After three months, the animals were ready for the market and luckily, the investors had secured a deal with Farmers Choice who buy from them the meat that is later sold to high end hotels. With a kilo selling at Sh1,000, they were able to recover their production costs. Securing a market with Farmers Choice, Mbugua says, was straightforward. For those interested, once you are ready with the animals and structures, you get in touch with them and within a week they send an official to assess the farm. If they are satisfied with what they see, you sign a contract and are good to go. Once the animals attain the ideal weight, you transport them to Farmers Choice and they pay within a week. With a ready market everything sounds easy for the trio but honestly, it has not been a walk in the park steering the ship to profitability as Mbugua attests.

“Our biggest challenge is the cost of feeds and getting the math right in terms of the feed rations.

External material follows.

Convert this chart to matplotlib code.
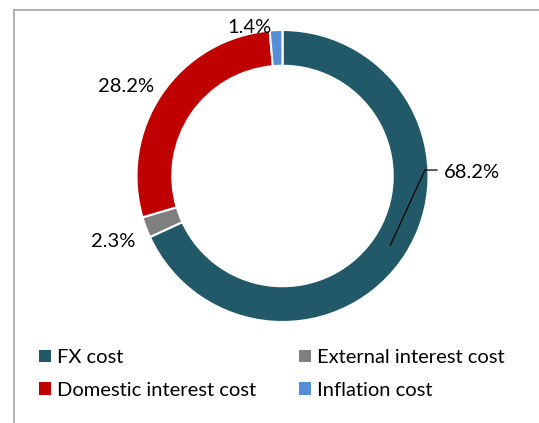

You see, every day counts because the cow is expected to add 1,500 grams per day. This is critical because at the end of 90 days, they should have attained the market weight which is ideally 400kilos,” Mbugua explains.

And to succeed in their goal of weigh gaining, of importance at the setup stage is right animal selection. Dr Moses Olum a vet in Nairobi agrees saying the animal you select must be of a certain minimum weight and in good health. This is why it’s critical for a vet to be involved from the start. The breed is also important.

Vaccination is key

To avoid disease attacks given that the animals are weak when they are brought into the paddocks, vaccination is key. Equally critical is the feeding regimen that one must get perfectly right.

“We feed our animals on a high grain diet. But when they come to the feedlot on day one, because they are still weak, we start them off with starters to avoid shocking their system with complex foods,” Kagema explains.

Given that the feed mainly comprise human-quality maize, it has spiked production costs. Beginning of this year, they were buying a 90 kilo bag of maize at Sh1,800, but now it has shot up to Sh4,000. To jump the feeds hurdle, they have learnt the art of making their own feeds, and to get the rations right, they work closely with Dr Olum.

Once the animals stabilise, they are progressively given high grain diets to trigger rapid weight gain. Water is also given in plenty. And what is the biggest lesson they have learnt so far?

“Patience no doubt. Man, in this game you have to be patient and keen on details. The difference between making profit and a loss is one day. You cannot afford to have sick animal that will eat your food and at the end of the day will not attain desired weight. It’s is a delicate math,” Mbugua points out.

Tough as the journey may seem, the trio is optimistic and have no regrets.

“We plan to go big scale in future. The trick is e economies of scale, so we are looking at increasing our numbers to 1,000 cattle per cycle,” Kagema says.